Given problem
Repeat only what lies from the line with "Clone this chart in Observable Plot." to the line with "years.forEach((y, i) =>", those two lines included, exactly as it stands; omit any images.

Exercise material
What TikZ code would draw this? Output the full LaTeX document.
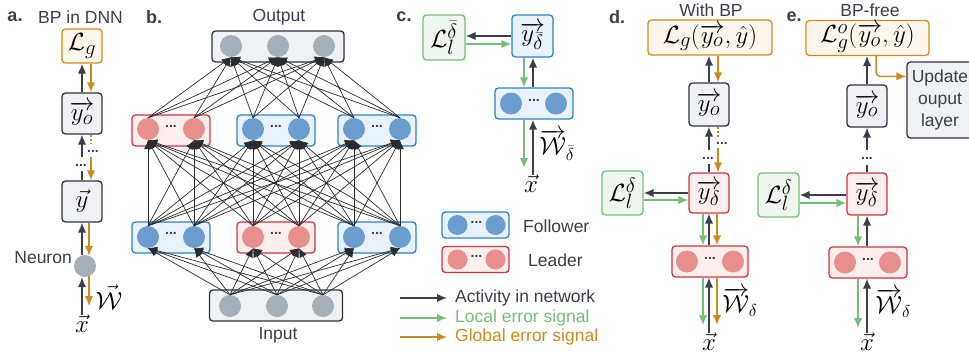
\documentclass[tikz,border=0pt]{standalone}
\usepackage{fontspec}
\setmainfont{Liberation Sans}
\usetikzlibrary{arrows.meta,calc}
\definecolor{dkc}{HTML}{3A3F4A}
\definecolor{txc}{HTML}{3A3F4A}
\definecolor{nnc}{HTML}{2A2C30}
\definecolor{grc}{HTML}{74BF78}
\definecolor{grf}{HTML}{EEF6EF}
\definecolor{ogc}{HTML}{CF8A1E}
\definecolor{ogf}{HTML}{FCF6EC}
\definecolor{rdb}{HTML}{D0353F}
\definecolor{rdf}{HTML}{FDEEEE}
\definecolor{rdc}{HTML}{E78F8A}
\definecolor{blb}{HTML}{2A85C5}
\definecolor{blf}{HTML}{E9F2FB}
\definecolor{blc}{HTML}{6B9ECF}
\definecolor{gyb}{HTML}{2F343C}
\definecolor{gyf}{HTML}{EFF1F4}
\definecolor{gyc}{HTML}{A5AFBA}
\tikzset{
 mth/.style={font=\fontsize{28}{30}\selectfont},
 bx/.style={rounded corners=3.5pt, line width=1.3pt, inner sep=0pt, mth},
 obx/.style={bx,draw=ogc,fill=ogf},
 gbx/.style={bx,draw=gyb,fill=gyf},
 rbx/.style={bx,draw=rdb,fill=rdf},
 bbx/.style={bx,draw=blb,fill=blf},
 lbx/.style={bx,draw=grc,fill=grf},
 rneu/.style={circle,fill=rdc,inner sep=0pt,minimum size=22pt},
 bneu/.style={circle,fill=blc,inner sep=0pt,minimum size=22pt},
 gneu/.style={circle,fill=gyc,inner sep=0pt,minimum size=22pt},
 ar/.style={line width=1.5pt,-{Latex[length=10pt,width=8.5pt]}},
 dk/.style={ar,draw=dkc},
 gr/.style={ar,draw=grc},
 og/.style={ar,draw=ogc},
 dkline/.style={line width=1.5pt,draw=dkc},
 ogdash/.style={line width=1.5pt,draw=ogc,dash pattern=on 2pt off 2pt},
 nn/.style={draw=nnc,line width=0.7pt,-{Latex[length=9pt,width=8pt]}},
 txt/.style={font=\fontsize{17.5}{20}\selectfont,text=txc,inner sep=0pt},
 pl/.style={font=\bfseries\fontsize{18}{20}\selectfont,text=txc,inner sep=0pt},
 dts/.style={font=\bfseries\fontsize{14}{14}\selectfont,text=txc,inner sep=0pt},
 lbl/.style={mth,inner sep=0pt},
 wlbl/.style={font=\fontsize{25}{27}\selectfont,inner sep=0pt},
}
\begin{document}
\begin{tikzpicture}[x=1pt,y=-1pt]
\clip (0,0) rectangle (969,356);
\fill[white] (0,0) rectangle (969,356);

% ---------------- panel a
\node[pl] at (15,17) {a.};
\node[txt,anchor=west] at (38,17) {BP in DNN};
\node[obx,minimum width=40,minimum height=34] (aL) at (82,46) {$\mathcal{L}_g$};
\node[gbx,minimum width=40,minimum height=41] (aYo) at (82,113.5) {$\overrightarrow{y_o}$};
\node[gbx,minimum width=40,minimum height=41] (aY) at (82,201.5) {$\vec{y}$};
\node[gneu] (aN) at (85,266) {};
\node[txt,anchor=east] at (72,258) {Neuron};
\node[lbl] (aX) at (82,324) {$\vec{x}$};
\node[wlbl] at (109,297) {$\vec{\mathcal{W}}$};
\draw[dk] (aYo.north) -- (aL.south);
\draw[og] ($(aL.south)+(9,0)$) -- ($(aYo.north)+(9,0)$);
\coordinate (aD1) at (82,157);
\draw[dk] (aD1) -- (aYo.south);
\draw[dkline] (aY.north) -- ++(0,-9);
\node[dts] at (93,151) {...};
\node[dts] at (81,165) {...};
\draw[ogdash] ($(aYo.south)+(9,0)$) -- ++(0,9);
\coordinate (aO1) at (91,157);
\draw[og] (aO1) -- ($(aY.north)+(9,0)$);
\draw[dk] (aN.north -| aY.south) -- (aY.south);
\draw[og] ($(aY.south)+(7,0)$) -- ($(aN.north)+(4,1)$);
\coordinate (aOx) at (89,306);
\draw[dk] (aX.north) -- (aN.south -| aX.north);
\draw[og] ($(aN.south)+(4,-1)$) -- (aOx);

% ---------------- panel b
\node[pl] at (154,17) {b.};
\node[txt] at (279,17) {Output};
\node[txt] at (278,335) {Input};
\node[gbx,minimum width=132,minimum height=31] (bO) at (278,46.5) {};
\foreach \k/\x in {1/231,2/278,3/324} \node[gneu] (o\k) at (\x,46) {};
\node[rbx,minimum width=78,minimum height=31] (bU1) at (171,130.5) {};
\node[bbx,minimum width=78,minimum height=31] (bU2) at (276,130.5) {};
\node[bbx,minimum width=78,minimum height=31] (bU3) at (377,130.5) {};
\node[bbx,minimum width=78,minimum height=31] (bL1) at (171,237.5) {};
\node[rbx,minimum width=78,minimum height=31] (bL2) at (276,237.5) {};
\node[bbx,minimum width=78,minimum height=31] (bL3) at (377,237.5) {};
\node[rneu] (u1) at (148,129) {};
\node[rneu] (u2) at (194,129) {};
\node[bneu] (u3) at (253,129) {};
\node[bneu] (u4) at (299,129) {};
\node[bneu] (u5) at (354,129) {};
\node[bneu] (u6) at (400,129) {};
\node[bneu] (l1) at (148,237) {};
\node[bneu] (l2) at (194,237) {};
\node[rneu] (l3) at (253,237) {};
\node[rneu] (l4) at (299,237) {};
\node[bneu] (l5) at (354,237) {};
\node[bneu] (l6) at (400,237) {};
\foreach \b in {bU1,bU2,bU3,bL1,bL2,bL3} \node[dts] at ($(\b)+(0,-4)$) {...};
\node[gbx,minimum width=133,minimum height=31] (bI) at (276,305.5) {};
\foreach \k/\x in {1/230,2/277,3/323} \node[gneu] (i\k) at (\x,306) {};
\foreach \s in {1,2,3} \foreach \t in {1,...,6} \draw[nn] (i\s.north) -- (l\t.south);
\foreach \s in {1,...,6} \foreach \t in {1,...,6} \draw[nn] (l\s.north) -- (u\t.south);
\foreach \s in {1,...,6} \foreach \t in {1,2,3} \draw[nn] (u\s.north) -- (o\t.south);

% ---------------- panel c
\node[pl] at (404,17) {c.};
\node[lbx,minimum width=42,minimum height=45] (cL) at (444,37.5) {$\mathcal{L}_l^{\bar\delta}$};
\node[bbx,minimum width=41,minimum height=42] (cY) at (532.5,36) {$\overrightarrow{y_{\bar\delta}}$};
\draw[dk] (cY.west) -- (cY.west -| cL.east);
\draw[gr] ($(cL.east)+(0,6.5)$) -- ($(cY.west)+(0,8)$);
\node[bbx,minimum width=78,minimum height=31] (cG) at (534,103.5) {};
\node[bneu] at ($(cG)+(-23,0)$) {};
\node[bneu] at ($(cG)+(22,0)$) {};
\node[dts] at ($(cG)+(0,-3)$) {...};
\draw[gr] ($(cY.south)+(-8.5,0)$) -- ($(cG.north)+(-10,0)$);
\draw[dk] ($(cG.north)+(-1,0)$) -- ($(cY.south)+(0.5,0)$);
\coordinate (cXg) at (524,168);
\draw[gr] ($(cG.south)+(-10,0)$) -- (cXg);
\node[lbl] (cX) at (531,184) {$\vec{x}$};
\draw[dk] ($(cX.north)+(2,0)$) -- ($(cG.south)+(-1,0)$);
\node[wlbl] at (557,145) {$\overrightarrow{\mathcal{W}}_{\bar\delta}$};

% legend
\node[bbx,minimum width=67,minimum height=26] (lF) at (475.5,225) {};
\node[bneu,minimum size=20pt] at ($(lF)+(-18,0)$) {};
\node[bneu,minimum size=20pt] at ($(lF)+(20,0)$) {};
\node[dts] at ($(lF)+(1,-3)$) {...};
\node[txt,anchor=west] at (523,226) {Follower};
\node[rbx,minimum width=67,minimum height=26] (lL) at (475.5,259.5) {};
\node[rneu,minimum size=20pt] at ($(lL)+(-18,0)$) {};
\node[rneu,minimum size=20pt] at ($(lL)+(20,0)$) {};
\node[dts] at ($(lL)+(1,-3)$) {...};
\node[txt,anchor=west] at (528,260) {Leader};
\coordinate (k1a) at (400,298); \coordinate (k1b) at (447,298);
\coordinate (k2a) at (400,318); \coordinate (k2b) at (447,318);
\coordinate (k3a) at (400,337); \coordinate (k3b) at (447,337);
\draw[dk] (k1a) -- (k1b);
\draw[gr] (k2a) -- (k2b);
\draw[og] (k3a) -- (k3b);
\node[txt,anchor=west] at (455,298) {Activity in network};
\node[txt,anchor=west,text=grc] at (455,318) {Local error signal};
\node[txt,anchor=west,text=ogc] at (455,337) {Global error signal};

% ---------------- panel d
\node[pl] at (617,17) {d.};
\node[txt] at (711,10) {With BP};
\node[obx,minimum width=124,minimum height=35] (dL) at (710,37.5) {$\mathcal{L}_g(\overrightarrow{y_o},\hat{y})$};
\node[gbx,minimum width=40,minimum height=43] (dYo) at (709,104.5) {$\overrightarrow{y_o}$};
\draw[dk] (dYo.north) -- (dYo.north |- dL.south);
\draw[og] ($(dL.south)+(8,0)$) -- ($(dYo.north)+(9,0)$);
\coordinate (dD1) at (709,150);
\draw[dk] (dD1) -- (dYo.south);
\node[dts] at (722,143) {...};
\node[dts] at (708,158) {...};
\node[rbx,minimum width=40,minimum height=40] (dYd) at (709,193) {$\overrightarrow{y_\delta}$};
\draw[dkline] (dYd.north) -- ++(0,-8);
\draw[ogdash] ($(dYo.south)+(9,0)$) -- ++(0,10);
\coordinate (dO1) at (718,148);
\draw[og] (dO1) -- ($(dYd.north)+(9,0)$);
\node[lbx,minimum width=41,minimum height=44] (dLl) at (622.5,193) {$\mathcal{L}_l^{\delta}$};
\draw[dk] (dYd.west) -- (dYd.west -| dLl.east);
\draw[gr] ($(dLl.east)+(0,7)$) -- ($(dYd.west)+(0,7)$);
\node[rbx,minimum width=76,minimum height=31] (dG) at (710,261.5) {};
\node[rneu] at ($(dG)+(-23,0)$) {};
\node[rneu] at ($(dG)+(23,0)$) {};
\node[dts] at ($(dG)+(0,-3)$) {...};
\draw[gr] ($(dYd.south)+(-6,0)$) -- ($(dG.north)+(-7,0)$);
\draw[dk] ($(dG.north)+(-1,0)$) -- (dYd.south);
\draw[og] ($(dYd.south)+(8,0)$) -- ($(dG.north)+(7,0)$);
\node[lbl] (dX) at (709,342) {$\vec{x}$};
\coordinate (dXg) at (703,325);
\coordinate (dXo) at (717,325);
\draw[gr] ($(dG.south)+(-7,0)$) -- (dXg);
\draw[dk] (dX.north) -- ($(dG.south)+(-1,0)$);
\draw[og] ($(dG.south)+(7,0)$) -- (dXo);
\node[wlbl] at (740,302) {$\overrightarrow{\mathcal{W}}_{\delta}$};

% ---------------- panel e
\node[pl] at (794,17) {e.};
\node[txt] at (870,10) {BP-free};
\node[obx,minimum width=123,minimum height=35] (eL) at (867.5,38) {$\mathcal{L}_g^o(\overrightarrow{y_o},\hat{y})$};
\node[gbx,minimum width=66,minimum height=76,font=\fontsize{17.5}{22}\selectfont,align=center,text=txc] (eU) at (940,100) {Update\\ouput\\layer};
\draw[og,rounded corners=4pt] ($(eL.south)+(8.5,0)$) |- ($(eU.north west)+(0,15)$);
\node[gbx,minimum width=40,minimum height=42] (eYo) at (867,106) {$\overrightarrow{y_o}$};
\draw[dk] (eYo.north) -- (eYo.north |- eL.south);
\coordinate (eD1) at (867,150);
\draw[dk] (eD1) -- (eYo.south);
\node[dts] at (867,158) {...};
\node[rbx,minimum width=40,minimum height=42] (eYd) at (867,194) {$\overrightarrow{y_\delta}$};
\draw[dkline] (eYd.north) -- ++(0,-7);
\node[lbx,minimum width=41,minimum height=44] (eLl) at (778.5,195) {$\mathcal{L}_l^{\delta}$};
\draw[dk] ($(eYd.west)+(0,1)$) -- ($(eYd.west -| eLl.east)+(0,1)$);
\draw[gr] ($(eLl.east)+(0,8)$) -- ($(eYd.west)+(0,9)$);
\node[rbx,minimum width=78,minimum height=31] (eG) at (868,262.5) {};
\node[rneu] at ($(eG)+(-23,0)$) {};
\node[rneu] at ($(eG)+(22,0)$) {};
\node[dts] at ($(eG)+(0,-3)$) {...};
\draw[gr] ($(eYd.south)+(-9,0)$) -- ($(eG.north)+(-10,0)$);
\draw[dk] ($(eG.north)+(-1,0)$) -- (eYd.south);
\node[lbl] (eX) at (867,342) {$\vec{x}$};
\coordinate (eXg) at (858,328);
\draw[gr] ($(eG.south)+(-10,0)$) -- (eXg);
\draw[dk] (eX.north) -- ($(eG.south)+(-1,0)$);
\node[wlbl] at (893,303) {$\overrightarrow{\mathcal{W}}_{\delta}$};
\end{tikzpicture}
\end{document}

...

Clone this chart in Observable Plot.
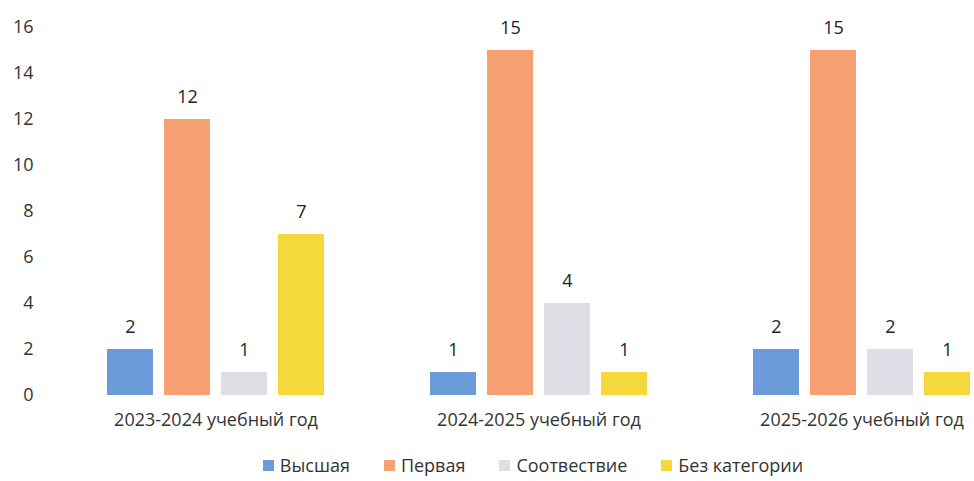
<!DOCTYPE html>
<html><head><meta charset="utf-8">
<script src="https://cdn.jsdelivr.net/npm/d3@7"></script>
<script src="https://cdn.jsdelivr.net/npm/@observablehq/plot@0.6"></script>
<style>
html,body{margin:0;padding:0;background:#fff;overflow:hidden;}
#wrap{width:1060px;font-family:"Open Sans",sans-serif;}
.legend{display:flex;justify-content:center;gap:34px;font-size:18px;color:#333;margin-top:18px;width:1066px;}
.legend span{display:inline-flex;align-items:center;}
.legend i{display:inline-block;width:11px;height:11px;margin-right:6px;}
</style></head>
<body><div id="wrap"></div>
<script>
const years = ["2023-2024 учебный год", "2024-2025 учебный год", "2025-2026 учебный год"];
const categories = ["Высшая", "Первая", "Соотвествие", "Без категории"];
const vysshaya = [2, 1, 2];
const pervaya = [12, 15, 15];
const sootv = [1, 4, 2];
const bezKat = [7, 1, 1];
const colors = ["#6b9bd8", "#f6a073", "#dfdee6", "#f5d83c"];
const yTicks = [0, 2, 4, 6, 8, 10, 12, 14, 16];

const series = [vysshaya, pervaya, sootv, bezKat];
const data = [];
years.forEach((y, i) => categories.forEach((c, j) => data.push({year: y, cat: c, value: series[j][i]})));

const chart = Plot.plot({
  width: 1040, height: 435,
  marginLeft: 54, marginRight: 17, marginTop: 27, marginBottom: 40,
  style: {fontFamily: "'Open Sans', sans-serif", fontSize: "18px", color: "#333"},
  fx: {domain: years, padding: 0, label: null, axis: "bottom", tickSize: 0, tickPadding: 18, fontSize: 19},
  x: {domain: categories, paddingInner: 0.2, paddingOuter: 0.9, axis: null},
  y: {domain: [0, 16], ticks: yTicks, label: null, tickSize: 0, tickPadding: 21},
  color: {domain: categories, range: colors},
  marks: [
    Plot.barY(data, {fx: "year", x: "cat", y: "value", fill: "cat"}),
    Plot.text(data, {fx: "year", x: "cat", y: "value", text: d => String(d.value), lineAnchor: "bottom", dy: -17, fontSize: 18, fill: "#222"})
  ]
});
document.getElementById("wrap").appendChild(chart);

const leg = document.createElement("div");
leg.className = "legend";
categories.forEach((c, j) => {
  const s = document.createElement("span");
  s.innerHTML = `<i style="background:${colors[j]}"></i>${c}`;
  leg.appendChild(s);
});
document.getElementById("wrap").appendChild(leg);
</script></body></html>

* * *

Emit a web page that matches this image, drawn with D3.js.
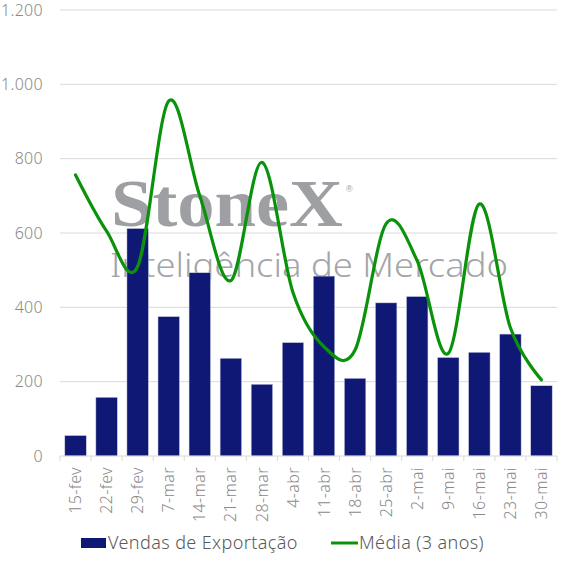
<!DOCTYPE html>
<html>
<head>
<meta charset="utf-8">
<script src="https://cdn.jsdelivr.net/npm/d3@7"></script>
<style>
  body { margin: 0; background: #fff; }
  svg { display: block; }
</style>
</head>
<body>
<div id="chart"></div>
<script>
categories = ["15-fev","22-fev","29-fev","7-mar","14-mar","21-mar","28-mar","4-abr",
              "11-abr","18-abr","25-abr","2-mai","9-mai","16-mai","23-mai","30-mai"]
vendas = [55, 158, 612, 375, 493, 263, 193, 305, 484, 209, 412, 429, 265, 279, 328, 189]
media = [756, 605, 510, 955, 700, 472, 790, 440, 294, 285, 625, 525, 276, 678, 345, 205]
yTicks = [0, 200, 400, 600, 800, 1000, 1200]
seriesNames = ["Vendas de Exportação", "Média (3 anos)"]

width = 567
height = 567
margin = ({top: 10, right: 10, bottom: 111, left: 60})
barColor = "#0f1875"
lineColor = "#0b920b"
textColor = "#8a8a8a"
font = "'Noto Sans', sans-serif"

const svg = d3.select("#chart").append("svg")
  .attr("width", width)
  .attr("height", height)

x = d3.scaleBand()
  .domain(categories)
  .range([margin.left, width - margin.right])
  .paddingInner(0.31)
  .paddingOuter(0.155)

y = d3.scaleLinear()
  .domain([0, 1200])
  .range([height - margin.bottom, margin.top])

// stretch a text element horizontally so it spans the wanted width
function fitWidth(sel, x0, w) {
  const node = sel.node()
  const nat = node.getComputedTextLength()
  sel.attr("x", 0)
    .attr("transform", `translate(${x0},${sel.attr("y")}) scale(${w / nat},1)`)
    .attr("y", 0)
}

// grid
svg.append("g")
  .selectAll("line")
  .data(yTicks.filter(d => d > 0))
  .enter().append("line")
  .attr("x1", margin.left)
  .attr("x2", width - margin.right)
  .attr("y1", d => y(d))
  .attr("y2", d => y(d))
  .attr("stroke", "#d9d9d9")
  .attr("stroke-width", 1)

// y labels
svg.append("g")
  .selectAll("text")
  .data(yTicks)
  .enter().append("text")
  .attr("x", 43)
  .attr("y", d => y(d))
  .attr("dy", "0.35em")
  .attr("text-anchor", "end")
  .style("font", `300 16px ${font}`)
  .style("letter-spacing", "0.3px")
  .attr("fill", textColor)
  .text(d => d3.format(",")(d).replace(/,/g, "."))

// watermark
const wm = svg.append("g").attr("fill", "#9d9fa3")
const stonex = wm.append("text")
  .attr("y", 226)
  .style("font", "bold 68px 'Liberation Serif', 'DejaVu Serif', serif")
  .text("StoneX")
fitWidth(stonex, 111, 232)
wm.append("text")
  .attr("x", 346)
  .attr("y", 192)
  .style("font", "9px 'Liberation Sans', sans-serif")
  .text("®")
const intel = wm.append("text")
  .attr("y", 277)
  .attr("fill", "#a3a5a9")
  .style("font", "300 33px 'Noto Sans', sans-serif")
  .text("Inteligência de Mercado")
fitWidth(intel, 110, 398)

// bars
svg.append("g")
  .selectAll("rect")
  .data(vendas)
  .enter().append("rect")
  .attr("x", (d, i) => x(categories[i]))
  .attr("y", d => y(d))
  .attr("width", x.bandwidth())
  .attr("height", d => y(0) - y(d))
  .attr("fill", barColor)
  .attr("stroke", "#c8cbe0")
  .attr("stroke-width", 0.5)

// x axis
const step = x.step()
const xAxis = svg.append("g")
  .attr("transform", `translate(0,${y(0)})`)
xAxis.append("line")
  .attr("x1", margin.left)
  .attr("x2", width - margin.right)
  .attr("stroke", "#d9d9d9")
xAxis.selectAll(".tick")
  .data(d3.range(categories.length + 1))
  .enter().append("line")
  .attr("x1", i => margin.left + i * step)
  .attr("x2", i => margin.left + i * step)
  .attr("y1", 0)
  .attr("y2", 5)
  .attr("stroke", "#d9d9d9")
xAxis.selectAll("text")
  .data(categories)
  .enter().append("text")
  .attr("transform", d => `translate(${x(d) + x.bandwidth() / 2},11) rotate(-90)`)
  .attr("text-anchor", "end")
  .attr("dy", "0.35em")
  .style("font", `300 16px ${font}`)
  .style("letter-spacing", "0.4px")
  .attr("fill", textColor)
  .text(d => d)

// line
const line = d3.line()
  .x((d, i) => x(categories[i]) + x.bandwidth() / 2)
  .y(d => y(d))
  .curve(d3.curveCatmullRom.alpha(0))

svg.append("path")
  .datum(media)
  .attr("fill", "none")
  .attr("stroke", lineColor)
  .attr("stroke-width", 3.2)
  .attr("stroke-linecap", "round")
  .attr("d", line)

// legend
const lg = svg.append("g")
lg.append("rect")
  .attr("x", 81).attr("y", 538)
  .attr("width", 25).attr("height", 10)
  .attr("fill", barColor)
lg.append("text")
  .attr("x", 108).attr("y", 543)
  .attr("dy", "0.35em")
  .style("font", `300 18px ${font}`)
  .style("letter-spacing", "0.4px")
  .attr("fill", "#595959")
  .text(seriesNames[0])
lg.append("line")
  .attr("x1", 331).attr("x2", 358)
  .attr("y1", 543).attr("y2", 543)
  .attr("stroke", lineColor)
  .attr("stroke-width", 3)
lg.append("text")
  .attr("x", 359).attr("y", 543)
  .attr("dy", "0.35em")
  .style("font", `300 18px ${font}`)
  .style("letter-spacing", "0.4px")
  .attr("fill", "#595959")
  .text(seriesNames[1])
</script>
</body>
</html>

Response below
Clone this chart in Observable Plot.
<!DOCTYPE html>
<html><head><meta charset="utf-8">
<script src="https://cdn.jsdelivr.net/npm/d3@7"></script>
<script src="https://cdn.jsdelivr.net/npm/@observablehq/plot@0.6"></script>
<style>
html,body{margin:0;padding:0;background:#fff;overflow:hidden;}
#wrap{width:1060px;font-family:"Open Sans",sans-serif;}
.legend{display:flex;justify-content:center;gap:34px;font-size:18px;color:#333;margin-top:18px;width:1066px;}
.legend span{display:inline-flex;align-items:center;}
.legend i{display:inline-block;width:11px;height:11px;margin-right:6px;}
</style></head>
<body><div id="wrap"></div>
<script>
const years = ["2023-2024 учебный год", "2024-2025 учебный год", "2025-2026 учебный год"];
const categories = ["Высшая", "Первая", "Соотвествие", "Без категории"];
const vysshaya = [2, 1, 2];
const pervaya = [12, 15, 15];
const sootv = [1, 4, 2];
const bezKat = [7, 1, 1];
const colors = ["#6b9bd8", "#f6a073", "#dfdee6", "#f5d83c"];
const yTicks = [0, 2, 4, 6, 8, 10, 12, 14, 16];

const series = [vysshaya, pervaya, sootv, bezKat];
const data = [];
years.forEach((y, i) => categories.forEach((c, j) => data.push({year: y, cat: c, value: series[j][i]})));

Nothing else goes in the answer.